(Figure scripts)
• • • • •
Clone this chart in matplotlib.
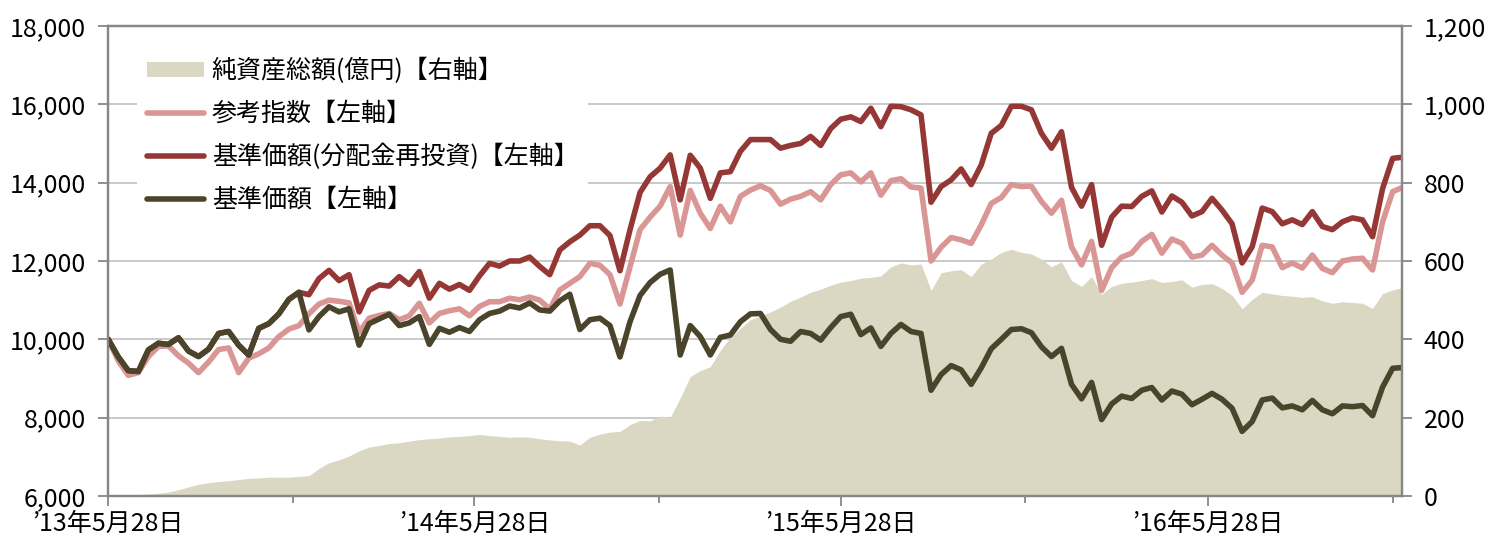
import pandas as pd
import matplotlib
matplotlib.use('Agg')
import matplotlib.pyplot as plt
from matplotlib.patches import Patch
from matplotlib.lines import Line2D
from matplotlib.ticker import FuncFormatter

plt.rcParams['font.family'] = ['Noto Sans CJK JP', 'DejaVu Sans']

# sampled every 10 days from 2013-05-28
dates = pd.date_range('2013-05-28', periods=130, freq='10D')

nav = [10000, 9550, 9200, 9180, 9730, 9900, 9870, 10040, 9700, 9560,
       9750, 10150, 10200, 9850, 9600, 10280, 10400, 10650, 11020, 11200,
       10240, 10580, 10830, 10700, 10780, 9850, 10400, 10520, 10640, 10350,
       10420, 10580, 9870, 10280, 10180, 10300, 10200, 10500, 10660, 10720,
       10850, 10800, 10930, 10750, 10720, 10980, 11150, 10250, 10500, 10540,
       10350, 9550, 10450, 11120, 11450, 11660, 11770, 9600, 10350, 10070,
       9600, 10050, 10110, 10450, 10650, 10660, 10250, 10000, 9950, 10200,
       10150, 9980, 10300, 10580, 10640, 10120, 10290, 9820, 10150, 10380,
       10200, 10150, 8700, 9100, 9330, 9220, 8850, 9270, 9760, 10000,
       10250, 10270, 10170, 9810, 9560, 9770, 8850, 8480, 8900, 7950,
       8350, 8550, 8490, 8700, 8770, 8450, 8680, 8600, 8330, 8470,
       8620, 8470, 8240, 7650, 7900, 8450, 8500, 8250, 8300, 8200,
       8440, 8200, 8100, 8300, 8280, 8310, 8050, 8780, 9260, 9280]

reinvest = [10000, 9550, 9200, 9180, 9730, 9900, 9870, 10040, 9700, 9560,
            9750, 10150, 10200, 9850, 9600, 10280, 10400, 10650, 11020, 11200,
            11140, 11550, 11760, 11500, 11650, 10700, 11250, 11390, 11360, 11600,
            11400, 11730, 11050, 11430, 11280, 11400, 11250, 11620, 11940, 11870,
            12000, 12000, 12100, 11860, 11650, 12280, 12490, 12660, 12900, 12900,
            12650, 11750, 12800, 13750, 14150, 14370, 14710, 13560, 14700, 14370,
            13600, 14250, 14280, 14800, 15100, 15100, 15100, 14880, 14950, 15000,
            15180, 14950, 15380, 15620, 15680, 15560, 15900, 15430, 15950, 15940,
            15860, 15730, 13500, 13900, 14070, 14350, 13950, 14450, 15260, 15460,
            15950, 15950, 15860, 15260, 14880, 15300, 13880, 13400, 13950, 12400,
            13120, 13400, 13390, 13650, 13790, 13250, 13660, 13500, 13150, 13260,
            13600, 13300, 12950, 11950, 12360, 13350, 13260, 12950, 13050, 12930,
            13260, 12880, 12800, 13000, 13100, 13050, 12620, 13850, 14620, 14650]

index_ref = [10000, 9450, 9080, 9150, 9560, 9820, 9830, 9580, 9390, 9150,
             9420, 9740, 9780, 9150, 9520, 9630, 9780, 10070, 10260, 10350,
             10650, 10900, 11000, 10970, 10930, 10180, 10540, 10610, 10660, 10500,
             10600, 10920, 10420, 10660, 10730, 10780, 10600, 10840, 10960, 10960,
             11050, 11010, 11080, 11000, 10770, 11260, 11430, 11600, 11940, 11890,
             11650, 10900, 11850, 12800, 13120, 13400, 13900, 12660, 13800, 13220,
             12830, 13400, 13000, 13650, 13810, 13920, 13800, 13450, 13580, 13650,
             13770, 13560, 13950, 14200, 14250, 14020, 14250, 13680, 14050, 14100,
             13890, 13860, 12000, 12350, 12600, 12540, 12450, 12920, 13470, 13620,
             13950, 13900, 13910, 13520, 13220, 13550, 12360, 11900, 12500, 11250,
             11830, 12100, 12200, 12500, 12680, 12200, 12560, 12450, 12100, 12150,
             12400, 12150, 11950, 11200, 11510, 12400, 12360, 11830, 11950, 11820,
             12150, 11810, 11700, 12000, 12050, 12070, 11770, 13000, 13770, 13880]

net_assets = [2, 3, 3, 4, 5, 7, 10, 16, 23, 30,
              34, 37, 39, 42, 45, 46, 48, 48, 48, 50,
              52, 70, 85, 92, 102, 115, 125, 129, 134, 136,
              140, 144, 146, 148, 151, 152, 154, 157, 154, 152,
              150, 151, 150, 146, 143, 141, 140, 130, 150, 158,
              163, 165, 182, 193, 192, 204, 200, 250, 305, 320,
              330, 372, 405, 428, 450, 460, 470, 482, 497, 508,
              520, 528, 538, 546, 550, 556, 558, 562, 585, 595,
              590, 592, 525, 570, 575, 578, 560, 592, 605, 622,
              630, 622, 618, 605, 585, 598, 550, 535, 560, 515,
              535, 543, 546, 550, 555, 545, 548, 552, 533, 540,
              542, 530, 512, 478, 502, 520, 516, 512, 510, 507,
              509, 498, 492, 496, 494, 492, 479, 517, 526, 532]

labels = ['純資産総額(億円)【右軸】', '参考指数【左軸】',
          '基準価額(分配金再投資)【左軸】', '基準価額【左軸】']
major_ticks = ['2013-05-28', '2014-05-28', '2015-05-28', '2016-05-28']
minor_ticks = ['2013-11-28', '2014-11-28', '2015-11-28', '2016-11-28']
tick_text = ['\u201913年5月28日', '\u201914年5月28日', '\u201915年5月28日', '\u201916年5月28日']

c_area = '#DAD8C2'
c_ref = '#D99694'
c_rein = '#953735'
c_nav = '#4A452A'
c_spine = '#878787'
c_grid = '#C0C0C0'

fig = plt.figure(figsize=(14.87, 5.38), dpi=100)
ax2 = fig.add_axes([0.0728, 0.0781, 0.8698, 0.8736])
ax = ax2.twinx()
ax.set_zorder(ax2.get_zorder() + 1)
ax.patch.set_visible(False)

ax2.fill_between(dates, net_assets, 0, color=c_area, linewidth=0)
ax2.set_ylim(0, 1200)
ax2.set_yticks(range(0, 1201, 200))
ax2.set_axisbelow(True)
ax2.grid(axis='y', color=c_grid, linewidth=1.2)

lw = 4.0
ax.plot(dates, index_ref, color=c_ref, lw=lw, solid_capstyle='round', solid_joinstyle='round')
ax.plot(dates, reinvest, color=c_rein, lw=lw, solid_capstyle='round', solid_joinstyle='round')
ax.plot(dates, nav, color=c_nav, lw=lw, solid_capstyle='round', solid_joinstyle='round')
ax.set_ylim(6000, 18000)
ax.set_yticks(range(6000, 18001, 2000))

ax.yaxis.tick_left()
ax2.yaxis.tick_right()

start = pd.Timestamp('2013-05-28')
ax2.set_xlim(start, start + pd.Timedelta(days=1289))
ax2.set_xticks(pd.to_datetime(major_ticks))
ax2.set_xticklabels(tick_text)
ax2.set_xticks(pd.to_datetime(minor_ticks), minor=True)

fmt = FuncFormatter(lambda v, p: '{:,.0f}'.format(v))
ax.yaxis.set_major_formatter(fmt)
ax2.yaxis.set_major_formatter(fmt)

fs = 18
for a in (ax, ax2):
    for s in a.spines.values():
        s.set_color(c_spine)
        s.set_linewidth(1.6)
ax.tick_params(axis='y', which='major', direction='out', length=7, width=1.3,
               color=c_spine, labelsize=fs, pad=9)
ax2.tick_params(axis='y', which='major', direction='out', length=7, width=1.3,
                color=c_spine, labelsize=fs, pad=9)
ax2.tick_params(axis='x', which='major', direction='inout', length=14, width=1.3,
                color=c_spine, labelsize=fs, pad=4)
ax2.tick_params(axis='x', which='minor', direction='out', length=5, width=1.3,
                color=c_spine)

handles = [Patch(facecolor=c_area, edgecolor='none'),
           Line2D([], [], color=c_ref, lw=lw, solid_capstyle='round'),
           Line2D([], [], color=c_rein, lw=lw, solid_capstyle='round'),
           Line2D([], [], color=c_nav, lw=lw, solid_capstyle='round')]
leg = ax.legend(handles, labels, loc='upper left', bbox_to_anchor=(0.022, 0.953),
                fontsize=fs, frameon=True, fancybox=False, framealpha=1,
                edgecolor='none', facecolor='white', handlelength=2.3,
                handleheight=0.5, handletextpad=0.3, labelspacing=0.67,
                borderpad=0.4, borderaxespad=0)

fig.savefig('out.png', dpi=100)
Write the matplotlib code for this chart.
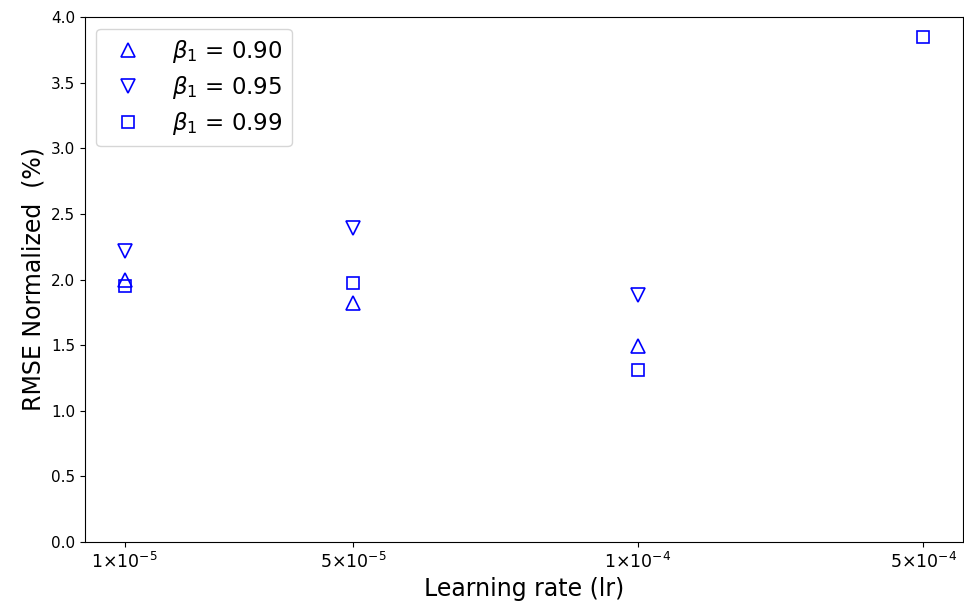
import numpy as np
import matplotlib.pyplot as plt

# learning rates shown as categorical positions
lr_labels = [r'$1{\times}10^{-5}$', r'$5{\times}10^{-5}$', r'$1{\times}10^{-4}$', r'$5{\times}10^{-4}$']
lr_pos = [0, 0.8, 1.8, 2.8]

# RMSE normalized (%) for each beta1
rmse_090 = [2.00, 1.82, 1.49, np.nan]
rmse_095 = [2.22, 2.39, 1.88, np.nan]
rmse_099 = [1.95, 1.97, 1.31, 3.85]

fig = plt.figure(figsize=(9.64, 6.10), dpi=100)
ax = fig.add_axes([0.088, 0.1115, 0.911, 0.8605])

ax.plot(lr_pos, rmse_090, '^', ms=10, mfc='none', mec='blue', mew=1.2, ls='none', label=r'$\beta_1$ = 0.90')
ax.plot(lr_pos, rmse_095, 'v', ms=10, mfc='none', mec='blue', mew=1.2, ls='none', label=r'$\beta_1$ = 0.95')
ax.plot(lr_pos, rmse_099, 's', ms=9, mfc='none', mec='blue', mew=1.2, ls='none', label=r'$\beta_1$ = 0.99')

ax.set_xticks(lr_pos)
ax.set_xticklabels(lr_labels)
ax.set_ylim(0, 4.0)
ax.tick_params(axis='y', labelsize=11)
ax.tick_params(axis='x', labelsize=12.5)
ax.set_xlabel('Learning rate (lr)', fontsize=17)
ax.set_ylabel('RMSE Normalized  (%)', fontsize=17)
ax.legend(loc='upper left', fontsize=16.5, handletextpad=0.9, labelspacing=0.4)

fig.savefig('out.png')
• • • • •
=== Task objective ===
Only the number is wanted: how many lines in the entries above contain the string "chart"?

=== Task answer ===
2